Picard’s allegations “do not imply the level of certainty or absence of substantial doubt associated with actual knowledge,” the judge wrote in a 66-page decision on Tuesday.
Bernstein dismissed claims alleging various fraudulent transfers among Merkin’s funds, and said Picard cannot block the funds from trying to recoup money from the Madoff firm’s estate.
He let Picard pursue a claim over roughly $315 million transferred to Merkin’s funds from Madoff’s firm in the two years prior to the firm’s bankruptcy, on the ground that Merkin willfully blinded himself to the fraud and ignored red flags.
Picard may also pursue a claim that Merkin’s funds should recover nothing from the estate until other customers and creditors get paid.
Andrew Levander, a lawyer for Merkin and his firm Gabriel Capital Corp, said he was pleased at the dismissal of the “vast majority of the trustee’s baseless claims as a matter of law,” and that the remaining claims are “factually without merit.”

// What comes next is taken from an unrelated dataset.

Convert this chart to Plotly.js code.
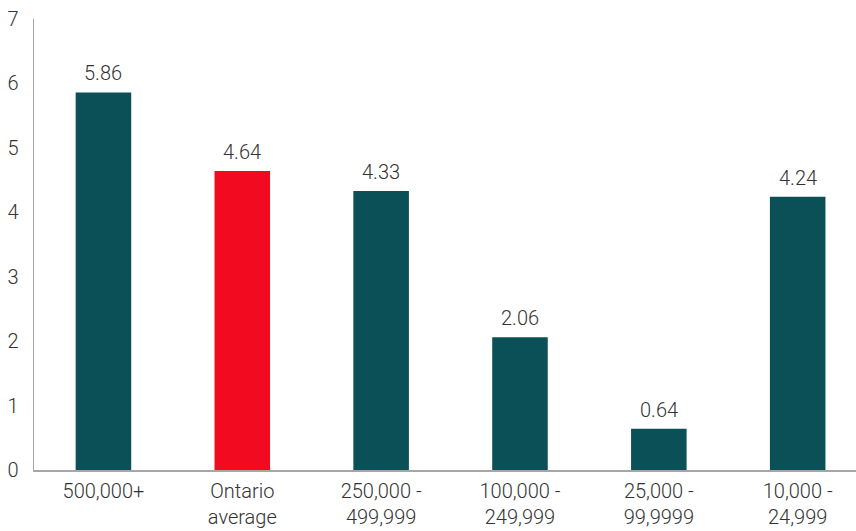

Amanda Remus, a spokeswoman for Picard, said the trustee is reviewing the decision and “prepared to move forward to trial” on the remaining claims.
Bernstein ruled four days after a federal appeals court in New York rejected Picard’s effort to void Merkin’s $410 million settlement with New York Attorney General Eric Schneiderman to repay investors in the Gabriel Capital LP, Ariel Fund Ltd, Ascot Fund Ltd and Ascot Partners LP feeder funds.
Picard contended that the accord interfered with his ability to recoup money from Merkin to pay Madoff’s own customers.
The trustee’s case included comments Merkin allegedly made after fraud was uncovered in 2005 at Bayou Group LLC, whose principal Samuel Israel is serving a 22-year prison term.
Picard claimed Merkin mused to an investment adviser about renaming the “Ponzi scheme” the “Madoff scheme,” and told Madoff himself that “as soon as there is a scam in the hedge fund industry, someone is going to call about Bernie.”
Bernstein, however, said such quips “seem more like jokes than acknowledgments” about Madoff’s activities.
But in allowing the willful blindness claim, the judge said Picard plausibly alleged that Merkin’s “finer faculties were overcome by the fees” he earned by dealing with Madoff.
Picard has recovered $9.83 billion for Madoff customers who lost roughly $17.5 billion of principal. Madoff, 76, is serving a 150-year prison term.